◆ **Exercise instructions**:
Copy out all lines with the word "page" in them.

======

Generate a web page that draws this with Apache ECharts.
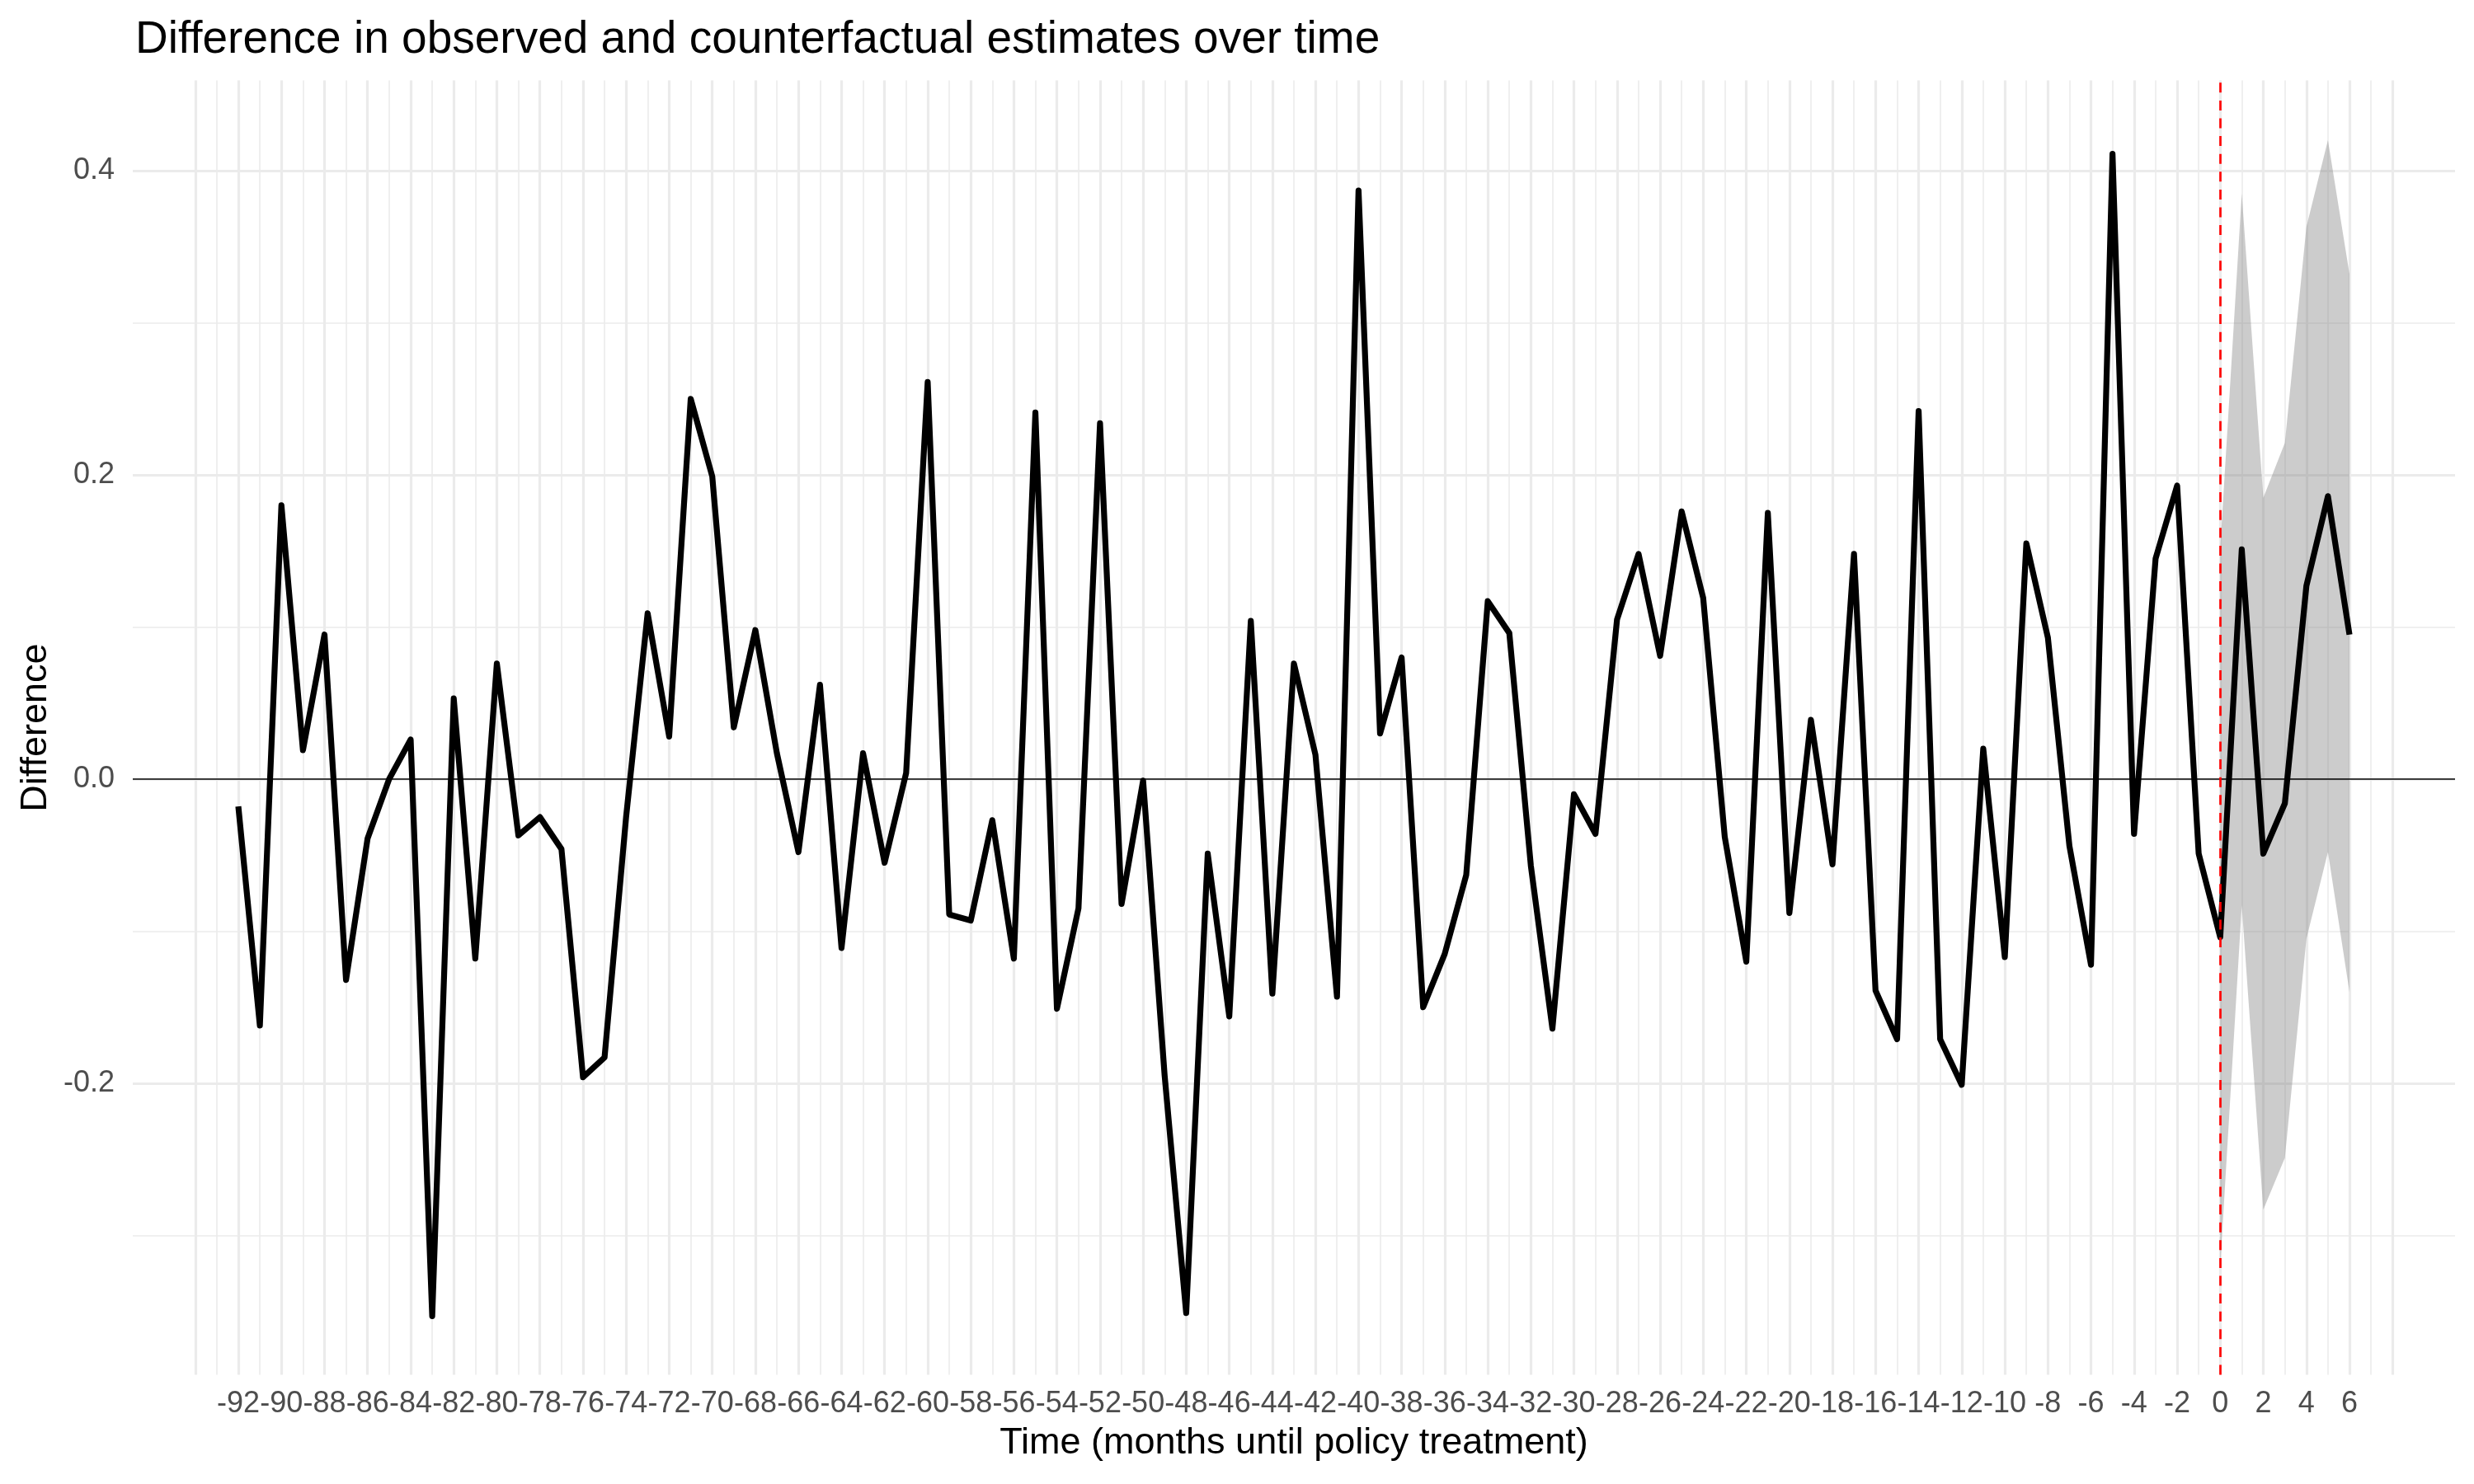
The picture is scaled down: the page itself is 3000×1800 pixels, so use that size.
<!DOCTYPE html>
<html>
<head>
<meta charset="utf-8">
<script src="https://cdn.jsdelivr.net/npm/echarts@6/dist/echarts.min.js"></script>
<style>
html,body{margin:0;padding:0;background:#fff;}
#chart{width:3000px;height:1800px;}
</style>
</head>
<body>
<div id="chart"></div>
<script>
// ---- data ----
const months = [];
for (let m = -92; m <= 6; m++) months.push(m);
const diffValues = [
  -0.018, -0.162, 0.180, 0.019, 0.095, -0.132, -0.039, 0.000, 0.026, -0.353,
  0.053, -0.118, 0.076, -0.037, -0.025, -0.046, -0.196, -0.183, -0.025, 0.109,
  0.028, 0.250, 0.199, 0.034, 0.098, 0.017, -0.048, 0.062, -0.111, 0.017,
  -0.055, 0.004, 0.261, -0.089, -0.093, -0.027, -0.118, 0.241, -0.151, -0.085,
  0.234, -0.082, -0.001, -0.195, -0.351, -0.049, -0.156, 0.104, -0.141, 0.076,
  0.016, -0.143, 0.387, 0.030, 0.080, -0.150, -0.115, -0.063, 0.117, 0.096,
  -0.057, -0.164, -0.010, -0.036, 0.105, 0.148, 0.081, 0.176, 0.119, -0.038,
  -0.120, 0.175, -0.088, 0.039, -0.056, 0.148, -0.139, -0.171, 0.242, -0.171,
  -0.201, 0.020, -0.117, 0.155, 0.093, -0.044, -0.122, 0.411, -0.036, 0.145,
  0.193, -0.049, -0.104, 0.151, -0.049, -0.016, 0.127, 0.186, 0.095
];
const ribbonMonths = [0, 1, 2, 3, 4, 5, 6];
const ribbonLower = [-0.320, -0.083, -0.283, -0.249, -0.105, -0.048, -0.140];
const ribbonUpper = [0.152, 0.385, 0.185, 0.221, 0.363, 0.420, 0.332];
const xTickLabels = [];
for (let m = -92; m <= 6; m += 2) xTickLabels.push(m);
const yTickLabels = [-0.2, 0.0, 0.2, 0.4];
const xGridValues = [];
for (let m = -94; m <= 8; m++) xGridValues.push(m);
const yGridValues = [-0.3, -0.2, -0.1, 0.0, 0.1, 0.2, 0.3, 0.4];
const policyMonth = 0;
const zeroLevel = 0;

// ---- chart ----
const FONT = 'Liberation Sans';
const chart = echarts.init(document.getElementById('chart'), null, {renderer: 'canvas'});

const lineData = months.map((m, i) => [m, diffValues[i]]);
const ribbonData = ribbonMonths.map((m, i) => [m, ribbonLower[i], ribbonUpper[i]]);

const gridMarks = [];
xGridValues.forEach(v => {
  const major = (v % 2 === 0);
  gridMarks.push({xAxis: v, lineStyle: {color: '#EBEBEB', width: major ? 3.2 : 1.6, type: 'solid'}});
});
yGridValues.forEach(v => {
  const major = Math.abs(Math.round(v * 10)) % 2 === 0;
  gridMarks.push({yAxis: v, lineStyle: {color: '#EBEBEB', width: major ? 3.2 : 1.6, type: 'solid'}});
});

function renderRibbon(params, api) {
  if (params.dataIndex !== 0) return null;
  const pts = [];
  for (let i = 0; i < ribbonMonths.length; i++) {
    pts.push(api.coord([ribbonMonths[i], ribbonUpper[i]]));
  }
  for (let i = ribbonMonths.length - 1; i >= 0; i--) {
    pts.push(api.coord([ribbonMonths[i], ribbonLower[i]]));
  }
  return {
    type: 'polygon',
    shape: {points: pts},
    style: {fill: 'rgba(127,127,127,0.4)', stroke: null}
  };
}

const option = {
  animation: false,
  backgroundColor: '#ffffff',
  title: {
    text: 'Difference in observed and counterfactual estimates over time',
    left: 159,
    top: 16,
    textStyle: {fontFamily: FONT, fontSize: 55, fontWeight: 'normal', color: '#000000'}
  },
  grid: {left: 161, right: 23, top: 97.6, bottom: 132.5, containLabel: false},
  xAxis: {
    type: 'value',
    min: -96.9,
    max: 10.9,
    name: 'Time (months until policy treatment)',
    nameLocation: 'middle',
    nameGap: 61,
    nameTextStyle: {fontFamily: FONT, fontSize: 45, color: '#000000'},
    axisLine: {show: false},
    axisTick: {show: false},
    splitLine: {show: false},
    axisLabel: {
      customValues: xTickLabels,
      fontFamily: FONT, fontSize: 36, color: '#4D4D4D', margin: 18,
      formatter: v => String(v)
    }
  },
  yAxis: {
    type: 'value',
    min: -0.3916,
    max: 0.4593,
    name: 'Difference',
    nameLocation: 'middle',
    nameRotate: 90,
    nameGap: 93,
    nameTextStyle: {fontFamily: FONT, fontSize: 45, color: '#000000'},
    axisLine: {show: false},
    axisTick: {show: false},
    splitLine: {show: false},
    axisLabel: {
      customValues: yTickLabels,
      fontFamily: FONT, fontSize: 36, color: '#4D4D4D', margin: 22,
      formatter: v => Number(v).toFixed(1)
    }
  },
  series: [
    {
      name: 'grid', type: 'line', data: [], z: 1, silent: true,
      markLine: {z: 1, silent: true, symbol: 'none', label: {show: false}, animation: false, data: gridMarks}
    },
    {
      name: 'ribbon', type: 'custom', data: ribbonData, z: 2, silent: true,
      encode: {x: 0, y: [1, 2]},
      renderItem: renderRibbon
    },
    {
      name: 'zero', type: 'line', data: [], z: 3, silent: true,
      markLine: {z: 3, silent: true, symbol: 'none', label: {show: false}, animation: false,
        data: [{yAxis: zeroLevel, lineStyle: {color: '#000000', width: 1.6, type: 'solid'}}]}
    },
    {
      name: 'difference', type: 'line', data: lineData, z: 4,
      symbol: 'none', showSymbol: false,
      lineStyle: {color: '#000000', width: 7.2, join: 'round', cap: 'butt'}
    },
    {
      name: 'policy', type: 'line', data: [], z: 6, silent: true,
      markLine: {z: 6, silent: true, symbol: 'none', label: {show: false}, animation: false,
        data: [{xAxis: policyMonth, lineStyle: {color: '#FF0000', width: 2.7, type: [12, 9.6]}}]}
    }
  ]
};
chart.setOption(option);
</script>
</body>
</html>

======

◆ **The completed task**:
Generate a web page that draws this with Apache ECharts.
The picture is scaled down: the page itself is 3000×1800 pixels, so use that size.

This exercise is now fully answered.